- Born: 1 November 1939 Norwell, Massachusetts, United States^{[citation needed]}
- Died: 16 August 1969 (aged 29) South Vietnam
- Cause of death: Shot down in helicopter
- Occupation: Freelance photographer
- Employer: Associated Press

= Oliver Noonan =

American photographer (1939–1969)

Oliver Noonan (November 1, 1939 – August 19, 1969) was a free-lance photographer for The Boston Globe. He was killed when the helicopter he was aboard was shot down over the jungle about 30 mi south of Da Nang, South Vietnam. He was taking photos of the Vietnam War for The Globe.

==Death==
On 12 August 1969, People's Army of Vietnam (PAVN) forces attacked a remote American fire base overlooking the Song Chang Valley some 30 miles south of Da Nang.
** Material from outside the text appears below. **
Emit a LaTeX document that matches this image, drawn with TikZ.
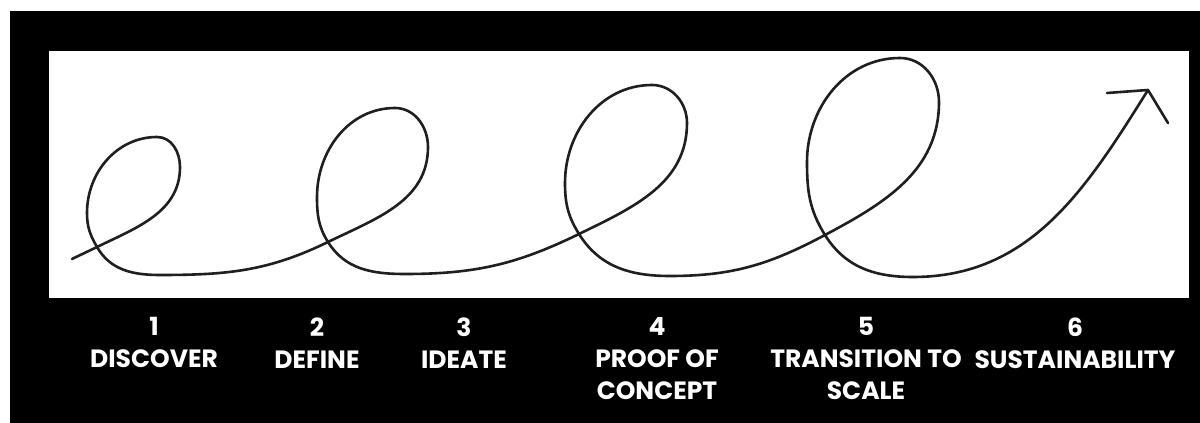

In the battle that followed, a helicopter carrying a battalion commander and seven other persons including Noonan, went down with the loss of all on board. A major effort ensued to reach the site of the crash and to recover the bodies. Over five days of fighting, the 196th Infantry Brigade (Light) accounted for an estimated 524 PAVN killed while losing 34 of its own men.

The day he died he took exclusive photos of fierce fighting but the helicopter he flew in to get them to Da Nang was shot down. The film survived.